Este lunes, por primera vez en la historia de Cataluña, se ha juzgado a un president de la Generalitat en pleno ejercicio del cargo. Es un hecho gravísimo que se explica por el marco de represión que el Estado español ha desencadenado contra el independentismo, sobre todo a partir del 1-O. Todos los aparatos de Estado se han comprometido a fondo, y se esfuerzan en ello. Pero si el Estado ya ha comprobado que encarcelando a un gobierno elegido democráticamente o llevándolo al exilio y atentando contra sus derechos, el independentismo no retrocede, ¿qué es lo que se propone exactamente?
Obviamente, el primer objetivo del Estado es descabezar los liderazgos del independentismo. Y ahora, después de demonizar a la persona, intenta quitarse de encima al Muy Honorable Quim Torra. Pero, además de la liquidación de estos líderes y de los otros investigados por los tribunales, también quiere bloquear los liderazgos de futuro que los deberían sustituir. La vulnerabilidad actual de cualquier cargo público invita a la prudencia, y no es de extrañar que muchos relieves prefieran esperar a que llegue una situación más estable. Los perfiles valientes que aceptan estar ahora, saben que hagan lo que hagan saldrán escaldados.
Ahora bien, más allá de las víctimas directas, el verdadero riesgo colectivo es normalizar la represión. Los que ya tenemos una edad conocemos bien sus características. El franquismo sobrevivió cuarenta años gracias a ello. Franco murió tranquilamente en la cama porque la sociedad española había interiorizado como normal un régimen político autoritario que se apoyaba en la represión. Tanto, que ahora se ha podido comprobar -como muchos ya habíamos advertido- que la Transición no había liquidado aquel régimen, sino que había blanqueado sus estructuras más profundas, que ahora han rebrotado sin complejos.
La normalización de la represión, a su vez, pretende crear una cultura del miedo que implique el aprendizaje de la sumisión. Cuando un profesor universitario disimula su independentismo para no poner en peligro su carrera; cuando en un acto público te piden que “no hagas política” porque entre los asistentes hay todo tipo de sensibilidades y hay que evitar la controversia, o cuando una gran empresa no se atreve a anunciarse en la televisión pública catalana no sea que asociaran la su marca a la maldad secesionista, es que la represión va ganando terreno.
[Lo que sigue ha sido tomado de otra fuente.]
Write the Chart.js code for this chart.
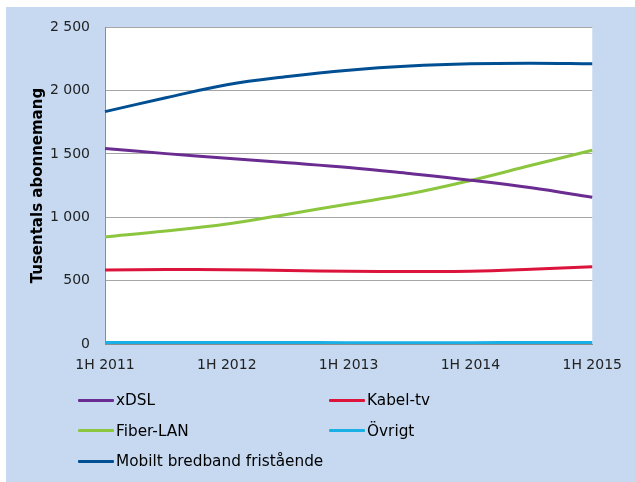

Pero la normalización de la represión y el miedo todavía provoca más daños colectivos. Uno, como ha explicado la psicóloga Elisenda Pradell del Centro Irida, es el estrés emocional con reacciones de angustia. Cuando la represión se cronifica, hay pérdida de autoestima y la esperanza de un horizonte de victoria se aleja. Basta con ver cómo, desde dentro, se levantan voces que en lugar de estimular a la lucha, invitan a aplazarla.
Otro daño es el de la inhibición y la desconfianza, como he visto descrito por expertos de la Universidad de Lovaina en un trabajo sobre la psicopatología de la represión y la tortura. Es cierto que el independentismo tiene poca confianza en su éxito final. Hay quien, naturalizando el clima de represión, lo considera simplemente una forma de clarividencia mental. Pero, precisamente, no parece demasiado lúcido luchar por lo que sabes que no llegará nunca, ¿verdad? ¿Y qué puede explicar esta y otras aparentes disonancias? Pues una desconfianza que, alimentada por la interiorización de un estado de represión permanente, si bien -de momento- no llega a hacer desdecirse de la aspiración de emancipación política, la acaba presentando como imposible.
Es por ello que cada día es más urgente denunciar la psicopatología de la represión a fin de resistir a su naturalización y consecuencias individuales y colectivas. Y lo es porque ya empieza a hacer estragos.